Negotiations regarding independence of Namibia (South-West Africa), Afghanistan, Kampuchea (Cambodia), and Cyprus still move at a snail's pace. The East-West polarization in recent years has frozen regional problems and limited the UN's room for manuever.
* Refusal to use the UN to settle disputes.
More often than not, member states refuse to use UN mechanisms for settling their disputes. The Security Council is often stymied by vetoes. This means that the Secretary-General must more and more often burden himself personally with the task of mediating between opposite sides.

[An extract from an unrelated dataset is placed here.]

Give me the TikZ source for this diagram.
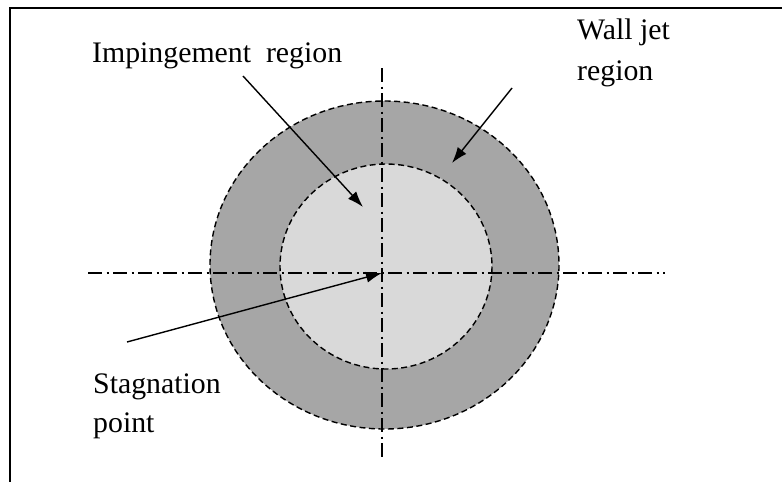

''It is fashionable to criticize the UN. Yet it is at the UN that (President) Reagan, unveiled his plan last September for 'umbrella talks' with the Soviets on strategic issues and it is the General Assembly that gave (Soviet Foreign Minister Andrei) Gromyko an excuse to come to the US and meet with (US Secretary of State George) Shultz without losing face. In fact, while the administration has often been critical of the UN, this President has come to the UN and addressed the General Assembly three times in three years - a record for a US president,'' Perez de Cuellar says. ''The UN is here to stay and will not end up like the League of Nations, its predecessor, in the ashcan of history,'' the Secretary-General says. ''The powerful nations of the world will come to realize once more that they cannot manage all the world's problems and that the UN is very useful indeed as a face-saving device, a problem-solving mechanism, a forum where to conduct not only multilateral but also bilateral diplomacy, effectively and discreetly.''
Many heads of state are expected to come to New York for the UN's 40th anniversary next year.
''I don't want fireworks and festivities to mark the 40th General Assembly next fall.
''What I do expect, rather, is: (A) a serious recommitment by all member states to the UN Charter, (B) conceptual contributions from all sides with regard to what can be done to improve the UN system,'' he says.